The 1.5° danger mark is glaring at the globe now

Representative image (Reuters)
Representative image (Reuters)

Summary

A global heat record may be set by at least one year from 2023 to 2027, with the 1.5° Celsius red line likelier to be breached than not. We need not despair if we speed up climate action

There is a two-thirds chance that the 1.5° Celsius danger mark for our planet’s warm-up will be hit within half a decade, reckons the United Nation’s World Meteorological Organization (WMO), which released its latest set of forecasts for the global average last Wednesday. We need not break into a cold sweat. Nor act rashly just to subdue a creeping sense of panic over a crisis we all have a stake in but cannot resolve unless we are ready to clasp hands and avert tragedy in unison. The scenario, though, is grimmer than it looked only a few years ago. After the exhaust of a century-and-a-half turned the Earth’s atmosphere into a heat trap, we had scarcely begun to clean it up, but we already stare at mercury headed for a degree-and-a-half above our pre-industrial average (for 1850-1900, i.e.). Under the Paris pact of 2015, this was the best-case cap we hoped to place on global warming. Why 1.5° Celsius? As scientists warned, it’s the point after which we can expect the ecological ill-effects of all this extra heat to proliferate rapidly, perhaps even spike.

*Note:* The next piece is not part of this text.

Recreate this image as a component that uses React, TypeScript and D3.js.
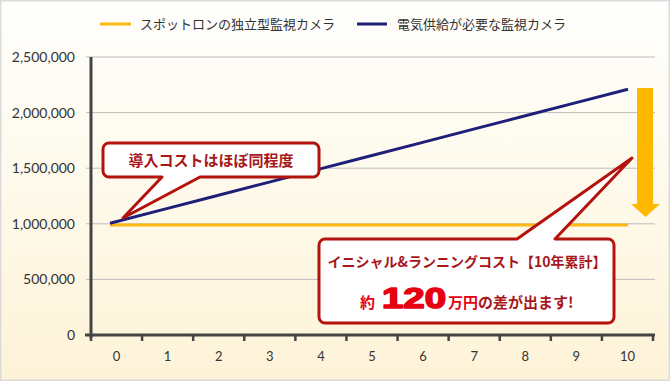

The WMO’s estimate of our likelihood of hitting that 1.5° red line in at least one of five successive years has risen from negligible back in 2015 and under a fifth in 2020 to nearly half last year and 66% now. By 2027, thus, we have more than even odds of a red-alert year. Should it happen, we will have to check if it’s only a blip. Given how widely temperature can vary, a long trend can only be spotted on the basis of a rolling average over many readings. If we take appropriate time spans for analysis, we will not be able to confirm a breach of the Paris cap till 2040 or so. By then, going by today’s emission path, it would likely be too late. So, while saving life forms from mass extinction and misery is not a lost cause yet, we must not lose time on mounting a survival response. We must fight, not flee. What the WMO is almost sure of is that a hottest-on-record year is upon us in the next half decade. Climate change need not be the sole culprit, though. The cyclical El Niño effect likely in 2023 could bake land masses more than usual in tropical Asia (and elsewhere). In such a phase, as trade winds blowing west weaken, a great bulk of warm water slops back across the Pacific Ocean with the globe’s eastward spin on its axis to warp our weather. The tilt of El Niño’s ocean warmth away from Asia towards America is hard to forecast (as with a reversal called La Niña we’ve had for three years), so it’s hard to tell how dry and hot the Indo-Pacific zone might get this year (or next) if its rain-granting wind and water inflows lose force, but we do know that our carbon trap could worsen the thermo impact. And then extraneous factors like volcanic eruptions can cause temporary warming as well.

Right now, the world’s heat record is held by 2016, with its average of nearly 1.3° above the pre-1900 base. A notch-up is expected soon. As a variable, it has risen relentlessly for decades. As a threat, it looms closer than we’d thought. When Keynes said we’ll all be dead in the long run, he was referring to the time an economy would take to reach a balance on its own. With the ecosphere, what pollution has pushed out of whack will not fix itself. The equilibrium lost is for us to restore. We must not just stall, but reverse climate change at the earliest. The long run has already been run, for the most part, and we must scramble to keep mercury and mortality levels down.